Cecilia del Castillo Moro, chargée de mission chez Ecologistas en Acción, déclare : « Il est désormais crucial que les États membres de l’UE agissent en vue de stopper et d’inverser la perte de biodiversité dans les eaux profondes, conformément à ce qu’Ursula von der Leyen et les chefs de tous les États membres de l’UE, dont l’Espagne, se sont engagés à faire lorsqu’ils ont signé l’Engagement des dirigeants pour la nature, où une soixantaine de leaders mondiaux s’est engagée à inverser la perte de biodiversité d’ici 2030 en faveur du développement durable ; ils doivent mettre en œuvre les fermetures de zones sans plus attendre pour protéger et reconstituer ces zones de grande valeur en matière de biodiversité. Notre patrimoine naturel ne peut pas dépendre des intérêts socioéconomiques à court terme d’une fraction du secteur halieutique. Nos représentants ont la responsabilité de conserver la biodiversité la plus précieuse de nos fonds marins. »
Après l’entrée en vigueur de l’acte d’exécution, la Commission devra réexaminer annuellement la liste des zones fermées. Le cas échéant, elle devra la modifier sur la base du principe de précaution et en fonction des meilleures informations scientifiques disponibles. Étant donné le processus en cours, la société civile demande instamment à la Commission de veiller à ce que le CIEM, l’organisme consultatif scientifique auprès de l’UE sur cette question, puisse continuer à fournir des conseils scientifiquement solides pour l’identification des zones où les EMV se trouvent ou sont susceptibles de se trouver.

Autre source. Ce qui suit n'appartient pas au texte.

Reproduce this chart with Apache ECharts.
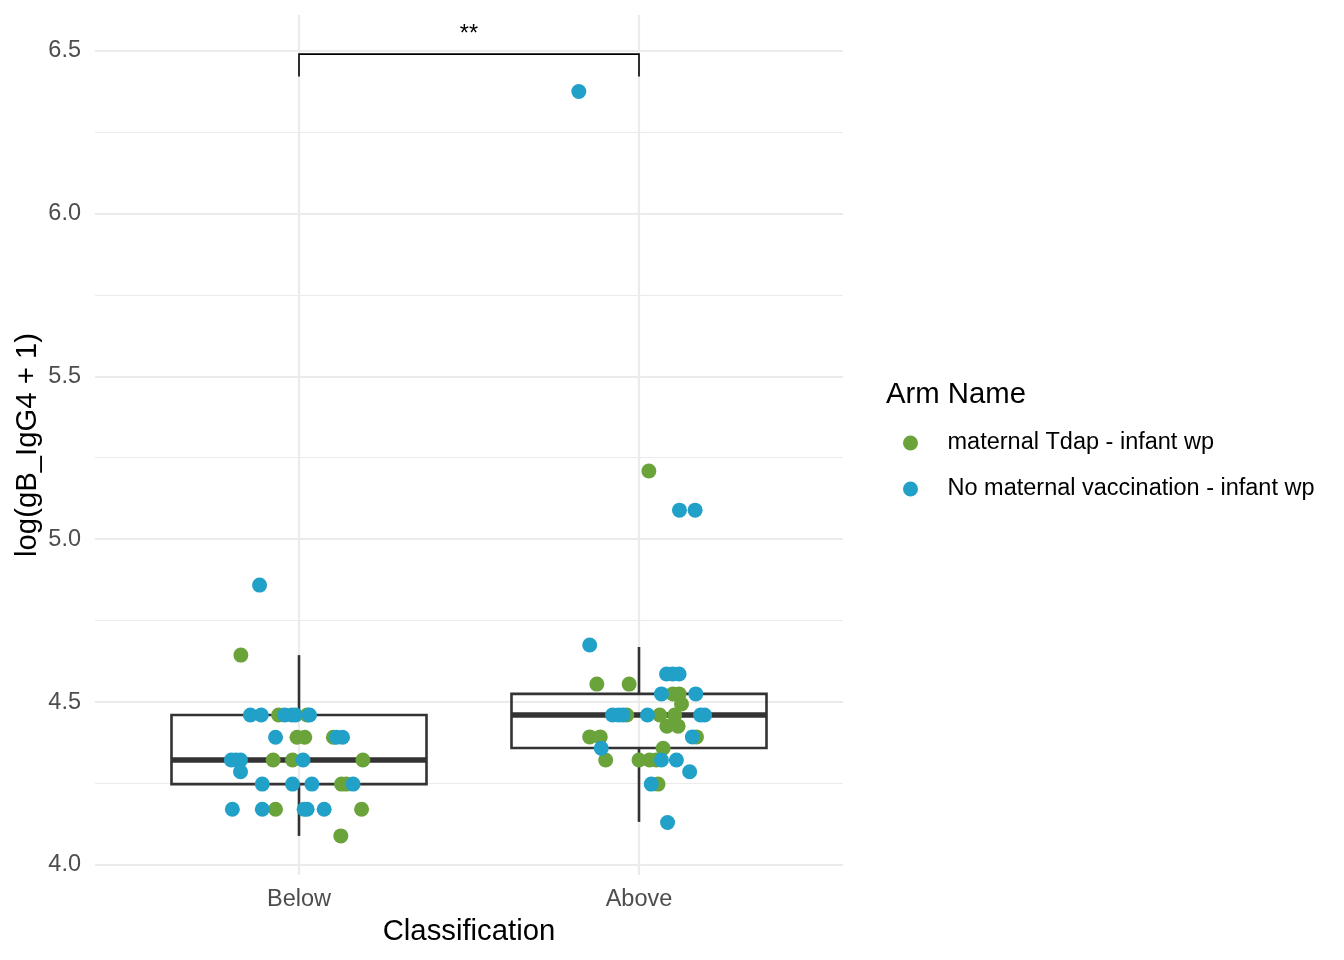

Pour Claire Nouvian, fondatrice de l’ONG Bloom : « Ces quatre années de retard dans la mise en œuvre du règlement sur la pêche profonde ont permis aux navires les plus destructeurs de continuer à détruire les écosystèmes les plus fragiles de l’océan. Ces habitats uniques qui abritent des animaux à longue durée de vie, tels que des coraux millénaires, auraient dû être strictement protégés dès 2018 comme l’exigeait la législation. Mais les États membres de l’UE ont fait traîner les choses pour éviter les fermetures. C’est inacceptable. La pêche en eau profonde est fortement subventionnée et détruit les finances publiques, la biodiversité et le climat, puisqu’elle libère le carbone naturellement stocké dans les sédiments marins profonds. Nous disons maintenant aux États membres de l’UE : mettez-vous au travail et protégez la biodiversité des eaux profondes contre les dégâts causés par le chalutage de fond. »
(1) La DSCC est composée de plus de 100 organisations non gouvernementales, organisations de pêcheurs, instituts politiques et juridiques, qui œuvrent ensemble à la protection des eaux profondes. Ils cherchent à réduire considérablement les menaces les plus importantes qui pèsent sur la faune et la flore des eaux profondes et à préserver la santé, l’intégrité et la résilience à long terme des écosystèmes d’eau profonde. Leur principal objectif est de garantir la durabilité de la pêche profonde et de répondre à l’éventuelle menace de l’exploitation minière dans les eaux profondes.
Image d’en-tête : Des éponges de verre « Farreid » sont visibles au premier plan de cette communauté d’éponges trouvée à environ 2 360 mètres de profondeur. Des coraux iridogorgia et bambou sont visibles à l’arrière-plan (Image : NOAA Office of Ocean Exploration and Research).